▸ **TASK DETAILS**
Take the lines from the beginning of the material through the line containing "27, weight: 'bold'" and retype them exactly, leaving the pictures out.

========================================================================

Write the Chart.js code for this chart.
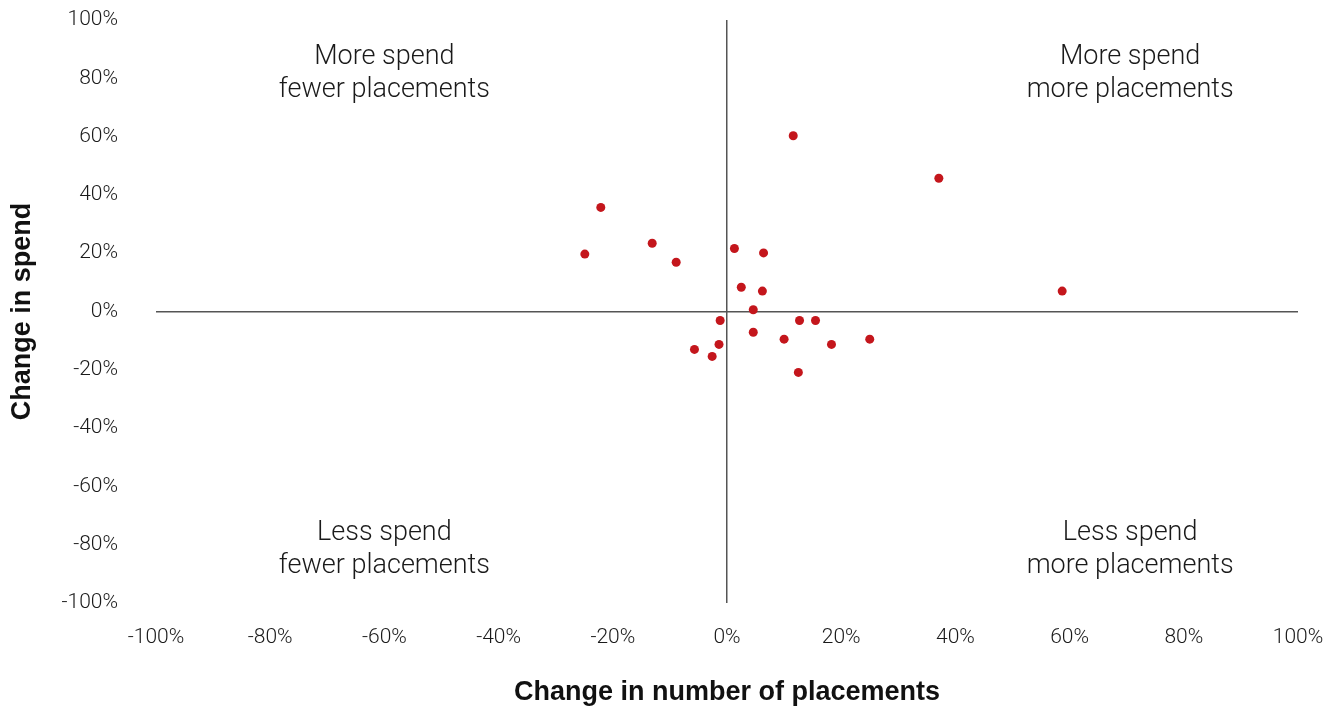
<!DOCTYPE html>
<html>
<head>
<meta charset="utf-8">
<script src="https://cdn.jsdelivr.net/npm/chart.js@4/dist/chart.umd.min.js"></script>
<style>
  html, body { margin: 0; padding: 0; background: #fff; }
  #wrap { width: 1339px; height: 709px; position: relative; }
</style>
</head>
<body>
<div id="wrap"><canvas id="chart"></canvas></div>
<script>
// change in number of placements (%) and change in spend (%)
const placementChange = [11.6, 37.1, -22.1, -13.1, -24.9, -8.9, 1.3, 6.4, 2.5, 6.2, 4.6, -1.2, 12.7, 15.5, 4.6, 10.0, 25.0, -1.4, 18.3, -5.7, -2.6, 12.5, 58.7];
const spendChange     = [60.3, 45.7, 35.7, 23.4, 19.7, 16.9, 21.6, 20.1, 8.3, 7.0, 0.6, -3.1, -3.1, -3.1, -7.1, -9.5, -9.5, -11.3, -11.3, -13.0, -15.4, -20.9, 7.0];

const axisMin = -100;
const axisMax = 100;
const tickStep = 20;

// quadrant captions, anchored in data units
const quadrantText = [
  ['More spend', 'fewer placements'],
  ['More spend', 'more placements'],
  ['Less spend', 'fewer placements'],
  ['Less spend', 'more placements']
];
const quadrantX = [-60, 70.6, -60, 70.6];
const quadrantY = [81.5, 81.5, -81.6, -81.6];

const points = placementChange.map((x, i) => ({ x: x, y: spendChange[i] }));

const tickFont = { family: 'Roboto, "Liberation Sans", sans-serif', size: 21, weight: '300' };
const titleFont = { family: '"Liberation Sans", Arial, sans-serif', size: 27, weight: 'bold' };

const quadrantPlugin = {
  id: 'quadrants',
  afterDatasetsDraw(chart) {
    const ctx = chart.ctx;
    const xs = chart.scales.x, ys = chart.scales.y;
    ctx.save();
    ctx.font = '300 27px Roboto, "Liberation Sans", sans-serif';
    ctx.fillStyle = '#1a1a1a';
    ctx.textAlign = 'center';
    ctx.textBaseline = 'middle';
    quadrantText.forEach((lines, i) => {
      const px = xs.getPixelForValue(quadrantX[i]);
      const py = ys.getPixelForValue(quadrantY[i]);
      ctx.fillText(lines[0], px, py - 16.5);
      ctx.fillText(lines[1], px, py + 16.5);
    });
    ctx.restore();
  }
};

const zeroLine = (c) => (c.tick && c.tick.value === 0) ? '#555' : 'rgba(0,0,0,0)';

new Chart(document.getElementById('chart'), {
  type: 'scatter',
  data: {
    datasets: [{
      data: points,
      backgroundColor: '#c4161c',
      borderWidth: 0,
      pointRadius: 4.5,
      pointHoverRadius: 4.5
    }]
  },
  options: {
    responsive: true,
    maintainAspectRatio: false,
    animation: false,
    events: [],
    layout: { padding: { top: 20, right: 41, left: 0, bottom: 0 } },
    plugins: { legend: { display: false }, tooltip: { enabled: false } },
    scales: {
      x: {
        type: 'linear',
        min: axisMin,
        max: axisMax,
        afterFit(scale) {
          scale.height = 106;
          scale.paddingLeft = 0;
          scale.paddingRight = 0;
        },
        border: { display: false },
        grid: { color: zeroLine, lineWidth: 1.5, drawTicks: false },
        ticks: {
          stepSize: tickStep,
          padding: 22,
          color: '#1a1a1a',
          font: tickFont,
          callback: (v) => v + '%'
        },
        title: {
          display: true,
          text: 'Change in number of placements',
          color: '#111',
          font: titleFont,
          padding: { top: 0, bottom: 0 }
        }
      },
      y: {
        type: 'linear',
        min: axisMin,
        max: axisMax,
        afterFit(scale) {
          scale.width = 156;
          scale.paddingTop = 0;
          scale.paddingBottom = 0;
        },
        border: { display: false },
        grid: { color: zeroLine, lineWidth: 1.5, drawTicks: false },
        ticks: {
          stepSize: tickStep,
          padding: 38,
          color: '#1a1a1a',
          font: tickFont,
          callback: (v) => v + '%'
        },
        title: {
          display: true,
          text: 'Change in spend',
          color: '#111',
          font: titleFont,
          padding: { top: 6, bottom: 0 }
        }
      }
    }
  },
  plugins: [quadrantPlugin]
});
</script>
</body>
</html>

========================================================================

▸ **EXERCISE RESPONSE**
Write the Chart.js code for this chart.
<!DOCTYPE html>
<html>
<head>
<meta charset="utf-8">
<script src="https://cdn.jsdelivr.net/npm/chart.js@4/dist/chart.umd.min.js"></script>
<style>
  html, body { margin: 0; padding: 0; background: #fff; }
  #wrap { width: 1339px; height: 709px; position: relative; }
</style>
</head>
<body>
<div id="wrap"><canvas id="chart"></canvas></div>
<script>
// change in number of placements (%) and change in spend (%)
const placementChange = [11.6, 37.1, -22.1, -13.1, -24.9, -8.9, 1.3, 6.4, 2.5, 6.2, 4.6, -1.2, 12.7, 15.5, 4.6, 10.0, 25.0, -1.4, 18.3, -5.7, -2.6, 12.5, 58.7];
const spendChange     = [60.3, 45.7, 35.7, 23.4, 19.7, 16.9, 21.6, 20.1, 8.3, 7.0, 0.6, -3.1, -3.1, -3.1, -7.1, -9.5, -9.5, -11.3, -11.3, -13.0, -15.4, -20.9, 7.0];

const axisMin = -100;
const axisMax = 100;
const tickStep = 20;

// quadrant captions, anchored in data units
const quadrantText = [
  ['More spend', 'fewer placements'],
  ['More spend', 'more placements'],
  ['Less spend', 'fewer placements'],
  ['Less spend', 'more placements']
];
const quadrantX = [-60, 70.6, -60, 70.6];
const quadrantY = [81.5, 81.5, -81.6, -81.6];

const points = placementChange.map((x, i) => ({ x: x, y: spendChange[i] }));

const tickFont = { family: 'Roboto, "Liberation Sans", sans-serif', size: 21, weight: '300' };
const titleFont = { family: '"Liberation Sans", Arial, sans-serif', size: 27, weight: 'bold' };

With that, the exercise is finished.